Carbon, Nitrogen, and Phosphorus Stoichiometry between Leaf and Soil Exhibit the Different Expansion Stages of Moso Bamboo (Phyllostachys edulis (Carriere) J. Houzeau) into Chinese Fir (Cunninghamia lanceolata (Lamb.) Hook.) Forest

Abstract

The expansion of Moso bamboo (Phyllostachys edulis (Carriere) J. Houzeau) has triggered native forest retreat and a range of ecological issues, especially for the Chinese fir (Cunninghamia lanceolata (Lamb.) Hook.) forests with similar growing conditions. In order to reveal the stoichiometric characteristics of Moso bamboo succession and scientifically control the forest retreat caused by the expansion of Moso bamboo into Chinese fir, mixed forests including 0%, 30%, 50%, 60%, and 80% of Moso bamboo expanded into Chinese fir forests were used to simulate the expansion stages I, II, III, IV, and V, respectively. In addition, by measuring the C, N, and P contents in Moso bamboo leaves and soils and calculating the correlation stoichiometric ratios, the correlation and coupling of which were explored and combined with an ecological homeostasis model at different stages of Moso bamboo expansion.
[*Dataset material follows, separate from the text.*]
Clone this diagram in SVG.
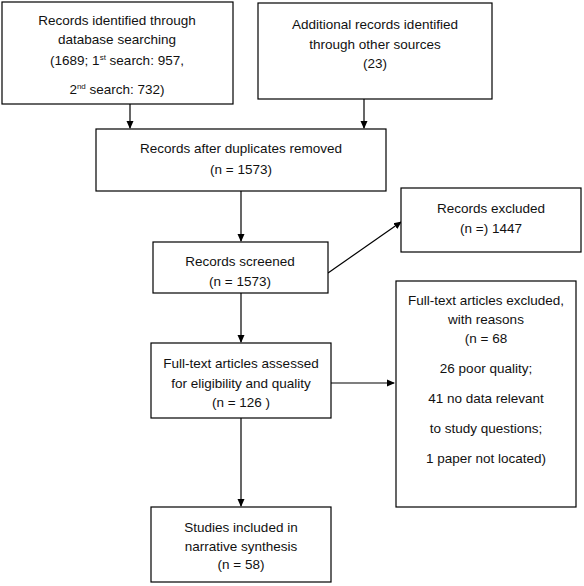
<svg xmlns="http://www.w3.org/2000/svg" width="584" height="586" viewBox="0 0 584 586">
<style>
.box{fill:#fff;stroke:#000;stroke-width:1.2}
.t{font-family:"Liberation Sans",Arial,sans-serif;font-size:13.5px;fill:#111;text-anchor:middle}
.c{stroke:#000;stroke-width:1.2;fill:none;marker-end:url(#ah)}
</style>
<defs>
<marker id="ah" markerWidth="8" markerHeight="8" refX="7" refY="4" orient="auto" markerUnits="userSpaceOnUse">
<path d="M0,0.5 L8,4 L0,7.5 Z" fill="#000"/>
</marker>
</defs>
<rect width="584" height="586" fill="#fff"/>
<g id="connectors">
<line class="c" x1="130" y1="104" x2="130" y2="128"/>
<line class="c" x1="364" y1="99" x2="364" y2="128"/>
<line class="c" x1="241" y1="191" x2="241" y2="241"/>
<line class="c" x1="328" y1="273" x2="401" y2="222"/>
<line class="c" x1="241" y1="293" x2="241" y2="342"/>
<line class="c" x1="331" y1="383" x2="394" y2="383"/>
<line class="c" x1="241" y1="418" x2="241" y2="506"/>
</g>
<g id="n1">
<rect class="box" x="2" y="2" width="231" height="102"/>
<text class="t" x="117" y="25">Records identified through</text>
<text class="t" x="117" y="44">database searching</text>
<text class="t" x="117" y="65">(1689; 1<tspan font-size="8" dy="-5">st</tspan><tspan dy="5"> search: 957,</tspan></text>
<text class="t" x="117" y="94">2<tspan font-size="8" dy="-5">nd</tspan><tspan dy="5"> search: 732)</tspan></text>
</g>
<g id="n2">
<rect class="box" x="258" y="3" width="234" height="96"/>
<text class="t" x="375" y="29">Additional records identified</text>
<text class="t" x="375" y="49">through other sources</text>
<text class="t" x="375" y="68">(23)</text>
</g>
<g id="n3">
<rect class="box" x="96" y="129" width="290" height="62"/>
<text class="t" x="241" y="153">Records after duplicates removed</text>
<text class="t" x="241" y="174">(n = 1573)</text>
</g>
<g id="n4">
<rect class="box" x="153" y="242" width="175" height="51"/>
<text class="t" x="240" y="266">Records screened</text>
<text class="t" x="240" y="286">(n = 1573)</text>
</g>
<g id="n5">
<rect class="box" x="401" y="188" width="180" height="64"/>
<text class="t" x="491" y="213">Records excluded</text>
<text class="t" x="491" y="233">(n =) 1447</text>
</g>
<g id="n6">
<rect class="box" x="151" y="343" width="180" height="75"/>
<text class="t" x="241" y="368">Full-text articles assessed</text>
<text class="t" x="241" y="388">for eligibility and quality</text>
<text class="t" x="241" y="407">(n = 126  )</text>
</g>
<g id="n7">
<rect class="box" x="396" y="281" width="180" height="226"/>
<text class="t" x="486" y="305">Full-text articles excluded,</text>
<text class="t" x="486" y="324">with reasons</text>
<text class="t" x="486" y="343">(n = 68</text>
<text class="t" x="486" y="373">26 poor quality;</text>
<text class="t" x="486" y="403">41 no data relevant</text>
<text class="t" x="486" y="433">to study questions;</text>
<text class="t" x="486" y="463">1 paper not located)</text>
</g>
<g id="n8">
<rect class="box" x="151" y="507" width="180" height="75"/>
<text class="t" x="241" y="532">Studies included in</text>
<text class="t" x="241" y="551">narrative synthesis</text>
<text class="t" x="241" y="569">(n = 58)</text>
</g>
</svg>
The results demonstrated that P was a key element for the high utilization of Moso bamboo growth, and the expansion principle was influenced by N limitation. The conclusion was that the anthropogenic regulation of C content in soil could achieve the purpose of expansion control and exploit the carbon sequestration capacity in the mixed forest with half Moso bamboo and half Chinese fir, which should discourage the expansion.